Today I went after-Christmas shopping at the Gap. I needed new jeans. I hoped to find a good deal.
I did find some killer bargains: A cute bra for $4. A sweater for $15. A dress shirt for my son for $15 (he’ll never wear it but I felt like a good mom for buying it).
I wasn’t happy about buying these items, though. Instead I sat fuming in the parking lot. I considered taking my purchases back, as a political statement. I wanted to do this, I really did. But in the end I simply put the car in drive and headed home over the very icy Alaska roads.
This was not my finest moment. If I were the person I wish I were, the person I would like to be, I would have marched my ass back inside the Gap, returned my purchases and written a very firm letter to corporate office, complaining about the size discrepancies.
The reason for my anger? According to the Gap, I’m a Size 2.
This is total bullshit. My old jeans, bought over seven years ago, are a comfy Size 6. Which brings me to the whole point: I am NOT a Size 2. I am a middle-aged woman. I’ve had a son. I ate a whole bag (a one-pound bag, I might add) of pretzels Christmas Eve. I’ve been known to finish off a jar of peanut butter in one weekend.

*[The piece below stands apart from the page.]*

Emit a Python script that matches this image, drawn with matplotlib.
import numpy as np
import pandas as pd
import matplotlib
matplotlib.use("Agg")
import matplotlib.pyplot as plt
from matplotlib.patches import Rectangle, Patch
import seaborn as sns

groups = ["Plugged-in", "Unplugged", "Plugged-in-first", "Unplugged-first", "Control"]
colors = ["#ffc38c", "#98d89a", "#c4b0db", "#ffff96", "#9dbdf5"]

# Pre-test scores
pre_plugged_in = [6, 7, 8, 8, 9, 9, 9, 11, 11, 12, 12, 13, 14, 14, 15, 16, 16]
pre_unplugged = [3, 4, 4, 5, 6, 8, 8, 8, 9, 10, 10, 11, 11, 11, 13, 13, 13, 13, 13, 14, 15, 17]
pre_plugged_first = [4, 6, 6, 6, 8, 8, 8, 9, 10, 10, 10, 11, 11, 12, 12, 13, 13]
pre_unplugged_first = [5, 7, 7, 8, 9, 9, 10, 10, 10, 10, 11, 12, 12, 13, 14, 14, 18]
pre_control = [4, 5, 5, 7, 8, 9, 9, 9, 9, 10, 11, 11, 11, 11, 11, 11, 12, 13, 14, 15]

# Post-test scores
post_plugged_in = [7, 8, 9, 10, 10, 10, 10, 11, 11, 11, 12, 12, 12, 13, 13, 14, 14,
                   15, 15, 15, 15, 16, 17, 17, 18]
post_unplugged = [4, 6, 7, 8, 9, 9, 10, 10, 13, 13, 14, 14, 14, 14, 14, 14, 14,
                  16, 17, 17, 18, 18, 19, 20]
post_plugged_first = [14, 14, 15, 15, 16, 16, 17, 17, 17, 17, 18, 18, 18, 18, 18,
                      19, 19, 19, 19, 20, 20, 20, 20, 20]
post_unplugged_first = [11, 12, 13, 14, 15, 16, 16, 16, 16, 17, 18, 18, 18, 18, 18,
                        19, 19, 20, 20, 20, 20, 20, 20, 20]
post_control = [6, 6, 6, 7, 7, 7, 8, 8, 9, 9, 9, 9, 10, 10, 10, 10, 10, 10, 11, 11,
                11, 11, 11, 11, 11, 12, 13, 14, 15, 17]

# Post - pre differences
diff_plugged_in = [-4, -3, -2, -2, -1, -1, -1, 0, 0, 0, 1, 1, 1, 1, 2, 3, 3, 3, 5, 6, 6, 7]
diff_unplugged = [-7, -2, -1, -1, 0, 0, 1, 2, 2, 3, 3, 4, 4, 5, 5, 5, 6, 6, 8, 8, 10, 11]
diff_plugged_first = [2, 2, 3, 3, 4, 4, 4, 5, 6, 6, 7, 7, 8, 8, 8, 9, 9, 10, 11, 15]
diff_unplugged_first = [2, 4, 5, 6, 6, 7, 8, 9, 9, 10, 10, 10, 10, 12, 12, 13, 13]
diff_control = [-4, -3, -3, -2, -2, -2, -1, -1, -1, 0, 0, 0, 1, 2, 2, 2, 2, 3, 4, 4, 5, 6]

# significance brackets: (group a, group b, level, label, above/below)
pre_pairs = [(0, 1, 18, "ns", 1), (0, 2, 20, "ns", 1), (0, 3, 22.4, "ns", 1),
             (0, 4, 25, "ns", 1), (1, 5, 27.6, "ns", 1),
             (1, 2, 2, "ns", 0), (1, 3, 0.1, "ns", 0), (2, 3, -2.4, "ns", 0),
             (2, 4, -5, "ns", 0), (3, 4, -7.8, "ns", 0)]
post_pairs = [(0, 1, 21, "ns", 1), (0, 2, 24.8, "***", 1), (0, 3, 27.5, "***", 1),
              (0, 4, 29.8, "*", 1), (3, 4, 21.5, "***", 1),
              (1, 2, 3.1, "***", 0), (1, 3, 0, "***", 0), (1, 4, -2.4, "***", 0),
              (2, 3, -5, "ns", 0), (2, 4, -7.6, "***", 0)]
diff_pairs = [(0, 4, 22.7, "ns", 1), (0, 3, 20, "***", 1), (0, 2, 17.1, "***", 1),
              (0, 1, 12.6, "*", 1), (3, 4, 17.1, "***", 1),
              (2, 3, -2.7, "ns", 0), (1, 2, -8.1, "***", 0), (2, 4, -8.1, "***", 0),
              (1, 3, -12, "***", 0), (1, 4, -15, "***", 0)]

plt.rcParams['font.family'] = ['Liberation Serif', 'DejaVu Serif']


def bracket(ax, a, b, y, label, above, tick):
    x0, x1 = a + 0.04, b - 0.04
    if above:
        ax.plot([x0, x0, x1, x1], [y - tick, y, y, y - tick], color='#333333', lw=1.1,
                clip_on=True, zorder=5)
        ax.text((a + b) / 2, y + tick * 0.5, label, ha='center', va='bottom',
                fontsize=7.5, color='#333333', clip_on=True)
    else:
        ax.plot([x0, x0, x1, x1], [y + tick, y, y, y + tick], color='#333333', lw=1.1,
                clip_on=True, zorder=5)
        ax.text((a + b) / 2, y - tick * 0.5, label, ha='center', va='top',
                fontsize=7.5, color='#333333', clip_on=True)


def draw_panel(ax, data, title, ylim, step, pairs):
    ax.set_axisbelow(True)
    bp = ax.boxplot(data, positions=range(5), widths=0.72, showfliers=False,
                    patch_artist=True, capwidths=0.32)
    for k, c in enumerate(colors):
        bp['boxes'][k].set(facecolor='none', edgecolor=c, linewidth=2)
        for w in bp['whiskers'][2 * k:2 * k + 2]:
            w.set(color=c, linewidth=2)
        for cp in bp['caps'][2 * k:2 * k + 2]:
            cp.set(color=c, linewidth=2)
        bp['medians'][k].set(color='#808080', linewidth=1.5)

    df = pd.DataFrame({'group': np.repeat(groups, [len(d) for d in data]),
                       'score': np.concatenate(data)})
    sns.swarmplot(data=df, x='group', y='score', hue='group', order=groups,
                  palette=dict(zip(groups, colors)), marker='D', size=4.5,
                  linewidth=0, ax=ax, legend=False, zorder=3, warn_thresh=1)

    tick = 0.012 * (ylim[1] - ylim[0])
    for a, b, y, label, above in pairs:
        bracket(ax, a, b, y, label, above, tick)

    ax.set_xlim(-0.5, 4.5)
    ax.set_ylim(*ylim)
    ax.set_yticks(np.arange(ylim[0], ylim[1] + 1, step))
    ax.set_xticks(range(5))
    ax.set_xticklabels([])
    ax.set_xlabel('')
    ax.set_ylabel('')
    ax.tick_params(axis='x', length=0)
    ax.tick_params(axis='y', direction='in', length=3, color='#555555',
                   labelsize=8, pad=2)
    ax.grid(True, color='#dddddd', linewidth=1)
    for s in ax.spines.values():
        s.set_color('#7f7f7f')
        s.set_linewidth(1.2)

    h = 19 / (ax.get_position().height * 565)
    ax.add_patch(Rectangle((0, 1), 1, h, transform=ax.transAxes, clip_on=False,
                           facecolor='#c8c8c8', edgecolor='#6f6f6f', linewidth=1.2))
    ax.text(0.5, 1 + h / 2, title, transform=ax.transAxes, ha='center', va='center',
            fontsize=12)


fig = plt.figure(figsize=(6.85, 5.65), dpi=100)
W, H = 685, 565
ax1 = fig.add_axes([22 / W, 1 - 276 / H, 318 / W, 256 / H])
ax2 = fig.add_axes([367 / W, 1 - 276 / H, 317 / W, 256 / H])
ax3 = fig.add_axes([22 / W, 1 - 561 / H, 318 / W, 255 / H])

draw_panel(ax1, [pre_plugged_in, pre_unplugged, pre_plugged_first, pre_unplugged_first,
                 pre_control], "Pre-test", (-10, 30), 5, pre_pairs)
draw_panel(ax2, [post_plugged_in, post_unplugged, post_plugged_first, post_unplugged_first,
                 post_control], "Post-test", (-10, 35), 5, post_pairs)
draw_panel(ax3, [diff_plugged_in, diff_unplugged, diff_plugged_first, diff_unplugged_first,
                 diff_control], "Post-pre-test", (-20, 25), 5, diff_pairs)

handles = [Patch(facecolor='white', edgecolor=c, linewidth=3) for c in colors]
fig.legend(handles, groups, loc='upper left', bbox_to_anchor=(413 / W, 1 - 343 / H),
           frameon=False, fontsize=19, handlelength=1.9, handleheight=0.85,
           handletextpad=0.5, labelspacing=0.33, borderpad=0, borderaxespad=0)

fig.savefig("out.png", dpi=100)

And yeah, I do run marathons and I do work out, but I’m no waif of a woman. I’m muscular and strong. Plus, I have hips. I have padding around my hips. I have nicely padded thighs, too (the better for sitting on, my dear).
I cannot tell you how much it burns me that stores have been steadily fashioning sizes bigger yet marking them smaller. WTF? What purpose does this serve? Am I a better or happier person simply because I can fit into a smaller size?
Listen, when I was in college I ran competitively and was in top shape. I was also nineteen years old, for Christ’s sake. I was tiny. I had no hips. My thighs were like toothpicks. And guess what size I wore? Not a 2. I don’t think they even had 2s back then. I was a perfect Size 5. I was always a Size 5. I could walk into any store, pick out pants and not even have to try them on because back then, all sizes were within a particular range.
Yet here I am, oh-so-many years later. I weigh at least ten pounds more than I did in high school (10 my ass! More like 15!) and my body has reshaped itself. I don’t look like a teenaged girl. I don’t want to look like a teenaged girl. I’m a woman, and I expect to wear a women’s size, not a teeny little number. Hell, they even have double and triple Size 0s now, how sick is that?
Sorry to rant. I know that according to popular culture, I’m supposed to feel proud that I can fit into a Size 2, as if this were some type of accomplishment. As if I’ve finally “made it.” Mostly I just feel angry, and confused. I feel slighted, as if someone is playing a sick joke on all of us women and instead of protesting, we simply keep buying and buying as our sizing scales go down lower and lower.
Which pauses me to wonder: Would men buy a Size 0? I doubt it. Probably it would be an affront to their masculinity. Probably they would be insulted. Probably they would run from a clothing rack with any mention of a Size 0 or even a Size 2 or 4.
So Gap, if you or any other retailers are reading this, please note: Not everyone wants to be smaller. Some of us want to be bigger. We want to expand ourselves and our world. We want to be seen and heard and really, it’s hard to be powerful when you’re wearing a size that reminds you of a toddler’s growth chart.
Please, please cut it out and give me back my regular Size 6 jeans. Hell, there’s no way I could fit into a “real” Size 6, not according to my old high school standards. I’m sure I’ve skipped up two, and maybe three, sizes by now.
So why in the hell am I wearing a smaller size now that I’m bigger when I used to wear a larger size when I was much, much smaller?